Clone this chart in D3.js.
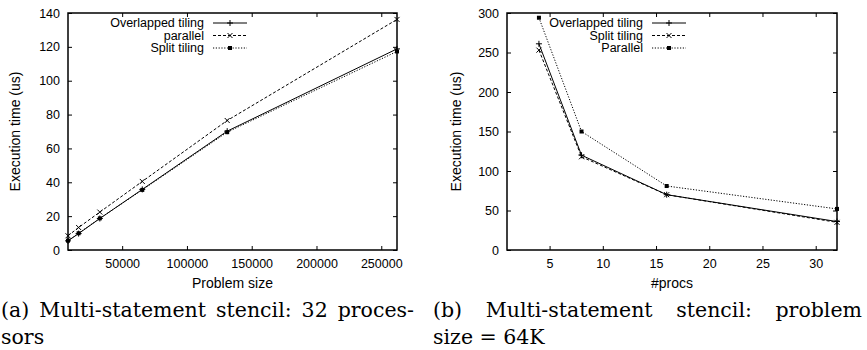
<!DOCTYPE html>
<html><head><meta charset="utf-8">
<script src="https://cdn.jsdelivr.net/npm/d3@7"></script>
<style>
body{margin:0;background:#fff;}
svg{display:block;}
.tick text{font-family:"Liberation Sans",Arial,sans-serif;font-size:12.5px;fill:#000;}
</style></head>
<body>
<svg id="c" width="867" height="350"></svg>
<script>
// ---- Data: chart (a) ----
const sizesA = [8192, 16384, 32768, 65536, 131072, 262144];
const overlappedA = [5.4, 9.7, 18.6, 35.8, 70.2, 118.8];
const parallelA   = [8.4, 13.3, 22.4, 40.5, 76.5, 136.2];
const splitA      = [5.5, 9.9, 18.7, 35.5, 69.6, 117.3];
const xTicksA = [50000, 100000, 150000, 200000, 250000];
const yTicksA = [0, 20, 40, 60, 80, 100, 120, 140];
const namesA = ["Overlapped tiling", "parallel", "Split tiling"];

// ---- Data: chart (b) ----
const procsB = [4, 8, 16, 32];
const overlappedB = [261, 120, 70, 36];
const splitB      = [253, 118, 70, 35];
const parallelB   = [294, 150, 81, 52];
const xTicksB = [5, 10, 15, 20, 25, 30];
const yTicksB = [0, 50, 100, 150, 200, 250, 300];
const namesB = ["Overlapped tiling", "Split tiling", "Parallel"];

const captionA = [["(a)", "Multi-statement", "stencil:", "32", "proces-"], ["sors"]];
const captionB = [["(b)", "Multi-statement", "stencil:", "problem"], ["size = 64K"]];

const svg = d3.select("#c");
const SANS = "Liberation Sans,Arial,sans-serif";
const styles = [
  {dash: null, marker: "plus"},
  {dash: "3,2", marker: "cross"},
  {dash: "1.2,1.6", marker: "square"}
];

function marker(g, shape, x, y) {
  if (shape === "plus") {
    g.append("path").attr("d", `M${x-3},${y}H${x+3}M${x},${y-3}V${y+3}`)
      .attr("stroke", "#000").attr("stroke-width", 1);
  } else if (shape === "cross") {
    g.append("path").attr("d", `M${x-2.5},${y-2.5}L${x+2.5},${y+2.5}M${x-2.5},${y+2.5}L${x+2.5},${y-2.5}`)
      .attr("stroke", "#000").attr("stroke-width", 1);
  } else {
    g.append("rect").attr("x", x-2).attr("y", y-2).attr("width", 4).attr("height", 4).attr("fill", "#000");
  }
}

function chart(opt) {
  const g = svg.append("g");
  const x = d3.scaleLinear().domain(opt.xdom).range([opt.left, opt.right]);
  const y = d3.scaleLinear().domain(opt.ydom).range([opt.bottom, opt.top]);
  const tk = 4;
  const ax = g.append("g").attr("transform", `translate(0,${opt.bottom})`)
    .call(d3.axisBottom(x).tickValues(opt.xticks).tickSizeInner(-tk).tickSizeOuter(0).tickPadding(9).tickFormat(d3.format("d")));
  const axT = g.append("g").attr("transform", `translate(0,${opt.top})`)
    .call(d3.axisTop(x).tickValues(opt.xticks).tickSizeInner(-tk).tickSizeOuter(0).tickFormat(""));
  const ay = g.append("g").attr("transform", `translate(${opt.left},0)`)
    .call(d3.axisLeft(y).tickValues(opt.yticks).tickSizeInner(-tk).tickSizeOuter(0).tickPadding(8).tickFormat(d3.format("d")));
  const ayR = g.append("g").attr("transform", `translate(${opt.right},0)`)
    .call(d3.axisRight(y).tickValues(opt.yticks).tickSizeInner(-tk).tickSizeOuter(0).tickFormat(""));
  [ax, axT, ay, ayR].forEach(a => { a.select(".domain").remove(); a.selectAll("line").attr("stroke", "#000"); });
  g.append("rect").attr("x", opt.left).attr("y", opt.top)
    .attr("width", opt.right - opt.left).attr("height", opt.bottom - opt.top)
    .attr("fill", "none").attr("stroke", "#000").attr("stroke-width", 1.5);

  g.append("text").attr("x", (opt.left + opt.right) / 2).attr("y", opt.bottom + 33)
    .attr("dy", "0.35em").attr("text-anchor", "middle").attr("font-family", SANS)
    .attr("font-size", 14).text(opt.xlabel);
  g.append("text").attr("transform", `translate(${opt.ylabelX},${(opt.top + opt.bottom) / 2}) rotate(-90)`)
    .attr("text-anchor", "middle").attr("font-family", SANS)
    .attr("font-size", 14).attr("dy", "0.35em").text("Execution time (us)");

  const line = d3.line().x(d => x(d[0])).y(d => y(d[1]));
  opt.series.forEach((vals, i) => {
    const pts = opt.xs.map((v, j) => [v, vals[j]]);
    const st = styles[i];
    g.append("path").attr("d", line(pts)).attr("fill", "none").attr("stroke", "#000")
      .attr("stroke-width", 1).attr("stroke-dasharray", st.dash);
    pts.forEach(p => marker(g, st.marker, x(p[0]), y(p[1])));
    const ly = opt.legY + i * 12.5;
    g.append("text").attr("x", opt.legX).attr("y", ly).attr("dy", "0.35em")
      .attr("text-anchor", "end").attr("font-family", SANS)
      .attr("font-size", 12.5).text(opt.names[i]);
    g.append("line").attr("x1", opt.legX + 9).attr("x2", opt.legX + 43).attr("y1", ly).attr("y2", ly)
      .attr("stroke", "#000").attr("stroke-width", 1).attr("stroke-dasharray", st.dash);
    marker(g, st.marker, opt.legX + 26, ly);
  });
}

chart({left: 68, right: 397, top: 13, bottom: 250,
  xdom: [8192, 262144], ydom: [0, 140], xticks: xTicksA, yticks: yTicksA,
  xs: sizesA, series: [overlappedA, parallelA, splitA], names: namesA,
  xlabel: "Problem size", ylabelX: 15, legX: 204, legY: 23});

chart({left: 507, right: 837, top: 13, bottom: 250,
  xdom: [1, 32], ydom: [0, 300], xticks: xTicksB, yticks: yTicksB,
  xs: procsB, series: [overlappedB, splitB, parallelB], names: namesB,
  xlabel: "#procs", ylabelX: 456, legX: 643, legY: 23});

function caption(lines, x0, x1, y0) {
  lines.forEach((words, li) => {
    const y = y0 + li * 27;
    const nodes = words.map(w => svg.append("text").attr("y", y)
      .attr("font-family", "DejaVu Serif,Liberation Serif,serif").attr("font-size", 20.5)
      .attr("fill", "#000").text(w));
    const widths = nodes.map(n => n.node().getComputedTextLength());
    if (li === 0 && words.length > 1) {
      const total = d3.sum(widths);
      const gap = (x1 - x0 - total) / (words.length - 1);
      let cx = x0;
      nodes.forEach((n, k) => { n.attr("x", cx); cx += widths[k] + gap; });
    } else {
      nodes.forEach(n => n.attr("x", x0));
    }
  });
}
caption(captionA, 1, 414, 317);
caption(captionB, 433, 862, 317);
</script>
</body></html>
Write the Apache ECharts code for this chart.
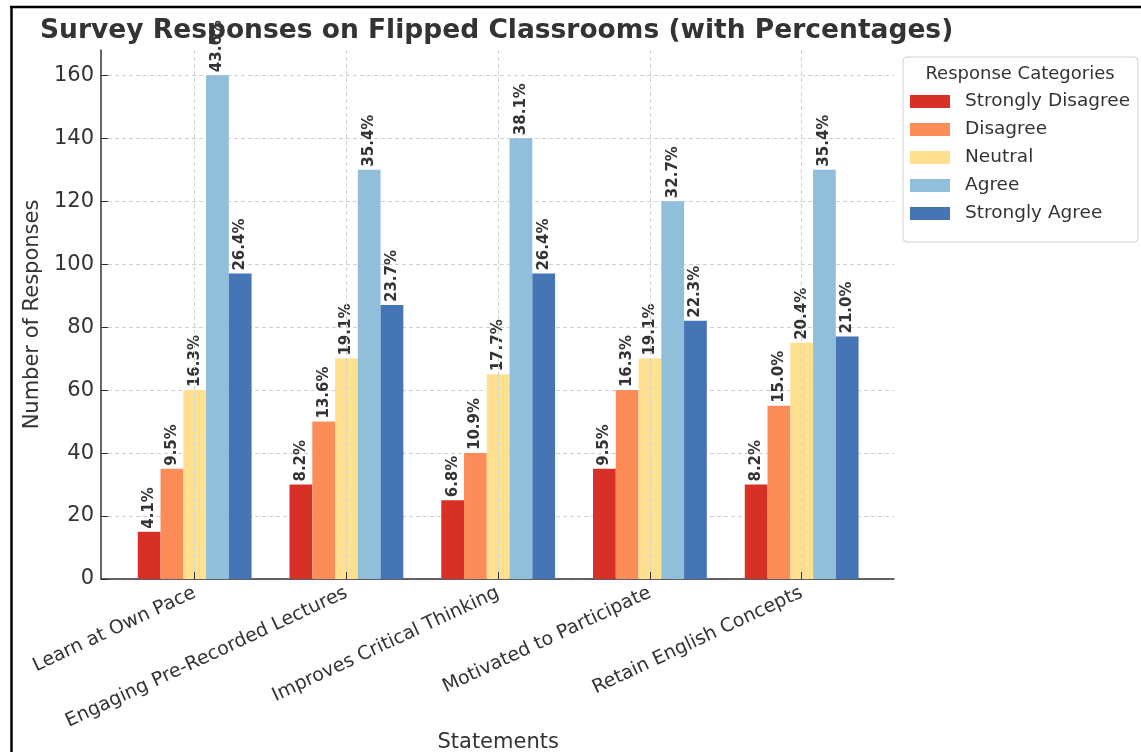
<!DOCTYPE html>
<html><head><meta charset="utf-8">
<script src="https://cdn.jsdelivr.net/npm/echarts@6/dist/echarts.min.js"></script>
<style>html,body{margin:0;padding:0;background:#fff}#c{width:1141px;height:752px}</style>
</head><body><div id="c"></div><script>
const categories = ['Learn at Own Pace','Engaging Pre-Recorded Lectures','Improves Critical Thinking','Motivated to Participate','Retain English Concepts'];
const seriesNames = ['Strongly Disagree','Disagree','Neutral','Agree','Strongly Agree'];
const stronglyDisagree = [15,30,25,35,30];
const disagree = [35,50,40,60,55];
const neutral = [60,70,65,70,75];
const agree = [160,130,140,120,130];
const stronglyAgree = [97,87,97,82,77];
const pctStronglyDisagree = ['4.1%','8.2%','6.8%','9.5%','8.2%'];
const pctDisagree = ['9.5%','13.6%','10.9%','16.3%','15.0%'];
const pctNeutral = ['16.3%','19.1%','17.7%','19.1%','20.4%'];
const pctAgree = ['43.6%','35.4%','38.1%','32.7%','35.4%'];
const pctStronglyAgree = ['26.4%','23.7%','26.4%','22.3%','21.0%'];
const colors = ['#d73027','#fc8d59','#fee090','#91bfdb','#4575b4'];
const yMaxAxis = 168, yMaxTicks = 160, yStep = 20;

const seriesValues = [stronglyDisagree, disagree, neutral, agree, stronglyAgree];
const seriesPcts = [pctStronglyDisagree, pctDisagree, pctNeutral, pctAgree, pctStronglyAgree];

const FONT = 'DejaVu Sans';
const plotTop = 50, plotBottom = 579, plotLeft = 101, plotRight = 894;
const plotH = plotBottom - plotTop;
const tickTop = plotBottom - plotH * yMaxTicks / yMaxAxis;
const bandLeft = 118.8, bandWidth = 758.75;
const bandStep = bandWidth / categories.length;
const dash = {color:'#d0d0d0', type:[4,3], width:1};

const chart = echarts.init(document.getElementById('c'), null, {renderer:'canvas'});
const option = {
  backgroundColor:'#fff',
  animation:false,
  textStyle:{fontFamily:FONT},
  title:{
    text:'Survey Responses on Flipped Classrooms (with Percentages)',
    left:40, top:18, padding:0,
    textStyle:{fontFamily:FONT, fontWeight:'bold', fontSize:26.5, color:'#333'}
  },
  legend:{
    data:seriesNames,
    orient:'vertical', left:903, top:57,
    padding:[35,8,19,7],
    itemWidth:40, itemHeight:13, itemGap:9,
    icon:'rect',
    backgroundColor:'rgba(255,255,255,0.85)',
    borderColor:'#d0d0d0', borderWidth:1, borderRadius:4,
    textStyle:{fontFamily:FONT, fontSize:18.5, color:'#333', lineHeight:18, padding:[0,0,0,10]}
  },
  graphic:[
    {type:'text', x:1020, y:74, z:100,
     style:{text:'Response Categories', fontFamily:FONT, fontSize:18, fill:'#333', align:'center', verticalAlign:'middle'}},
    {type:'line', shape:{x1:10, y1:7, x2:1141, y2:7}, style:{stroke:'#000', lineWidth:2.5}},
    {type:'line', shape:{x1:11.5, y1:6, x2:11.5, y2:752}, style:{stroke:'#000', lineWidth:2.5}}
  ],
  grid:[
    {left:plotLeft, top:plotTop, width:plotRight-plotLeft, height:plotH, containLabel:false, outerBoundsMode:'none'},
    {left:plotLeft, top:tickTop, width:plotRight-plotLeft, height:plotBottom-tickTop, containLabel:false, outerBoundsMode:'none'},
    {left:bandLeft, top:plotTop, width:bandWidth, height:plotH, containLabel:false, outerBoundsMode:'none'},
    {left:bandLeft + bandStep/2, top:plotTop, width:bandStep*(categories.length-1), height:plotH, containLabel:false, outerBoundsMode:'none'}
  ],
  xAxis:[
    {gridIndex:0, type:'value', min:0, max:1, axisLine:{show:true, onZero:false, lineStyle:{color:'#333', width:1.5}},
     axisTick:{show:false}, axisLabel:{show:false}, splitLine:{show:false}},
    {gridIndex:1, type:'value', show:false},
    {gridIndex:2, type:'category', data:categories,
     axisLine:{show:false}, axisTick:{show:false},
     axisLabel:{rotate:25, fontFamily:FONT, fontSize:19, color:'#333', margin:13, interval:0},
     name:'Statements', nameLocation:'middle', nameGap:153, nameMoveOverlap:false,
     nameTextStyle:{fontFamily:FONT, fontSize:21, color:'#333'}},
    {gridIndex:3, type:'value', min:0, max:categories.length-1, interval:1, z:10,
     axisLine:{show:false}, axisLabel:{show:false},
     axisTick:{show:true, inside:true, length:7, lineStyle:{color:'#333'}},
     splitLine:{show:true, lineStyle:dash}}
  ],
  yAxis:[
    {gridIndex:0, type:'value', min:0, max:yMaxAxis,
     axisLine:{show:true, onZero:false, lineStyle:{color:'#333', width:1.5}},
     axisTick:{show:false}, axisLabel:{show:false}, splitLine:{show:false},
     name:'Number of Responses', nameLocation:'middle', nameGap:58, nameMoveOverlap:false,
     nameTextStyle:{fontFamily:FONT, fontSize:21, color:'#333'}},
    {gridIndex:1, type:'value', min:0, max:yMaxTicks, interval:yStep,
     axisLine:{show:false},
     axisTick:{show:true, inside:true, length:7, lineStyle:{color:'#333'}},
     axisLabel:{fontFamily:FONT, fontSize:21, color:'#333', margin:7},
     splitLine:{show:true, lineStyle:dash}},
    {gridIndex:2, type:'value', min:0, max:yMaxAxis, show:false},
    {gridIndex:3, type:'value', min:0, max:yMaxAxis, show:false}
  ],
  series: seriesNames.map((name, i) => ({
    name, type:'bar', xAxisIndex:2, yAxisIndex:2,
    data: seriesValues[i],
    barGap:'0%', barCategoryGap:'25%',
    itemStyle:{color:colors[i]},
    label:{show:true, position:'top', rotate:90, align:'left', verticalAlign:'middle', distance:3,
      fontFamily:FONT, fontWeight:'bold', fontSize:15, color:'#333',
      formatter: p => seriesPcts[i][p.dataIndex]}
  }))
};
chart.setOption(option);
</script></body></html>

__________

_WRITTEN TASK_. Using the data above, print only the lines starting at the one with "Write the Apache ECharts code for this chart." and ending at the one with "const yMaxAxis = 168, yMaxTicks", exactly as they stand, minus the pictures.

_COMPLETE RESPONSE_.
Write the Apache ECharts code for this chart.
<!DOCTYPE html>
<html><head><meta charset="utf-8">
<script src="https://cdn.jsdelivr.net/npm/echarts@6/dist/echarts.min.js"></script>
<style>html,body{margin:0;padding:0;background:#fff}#c{width:1141px;height:752px}</style>
</head><body><div id="c"></div><script>
const categories = ['Learn at Own Pace','Engaging Pre-Recorded Lectures','Improves Critical Thinking','Motivated to Participate','Retain English Concepts'];
const seriesNames = ['Strongly Disagree','Disagree','Neutral','Agree','Strongly Agree'];
const stronglyDisagree = [15,30,25,35,30];
const disagree = [35,50,40,60,55];
const neutral = [60,70,65,70,75];
const agree = [160,130,140,120,130];
const stronglyAgree = [97,87,97,82,77];
const pctStronglyDisagree = ['4.1%','8.2%','6.8%','9.5%','8.2%'];
const pctDisagree = ['9.5%','13.6%','10.9%','16.3%','15.0%'];
const pctNeutral = ['16.3%','19.1%','17.7%','19.1%','20.4%'];
const pctAgree = ['43.6%','35.4%','38.1%','32.7%','35.4%'];
const pctStronglyAgree = ['26.4%','23.7%','26.4%','22.3%','21.0%'];
const colors = ['#d73027','#fc8d59','#fee090','#91bfdb','#4575b4'];
const yMaxAxis = 168, yMaxTicks = 160, yStep = 20;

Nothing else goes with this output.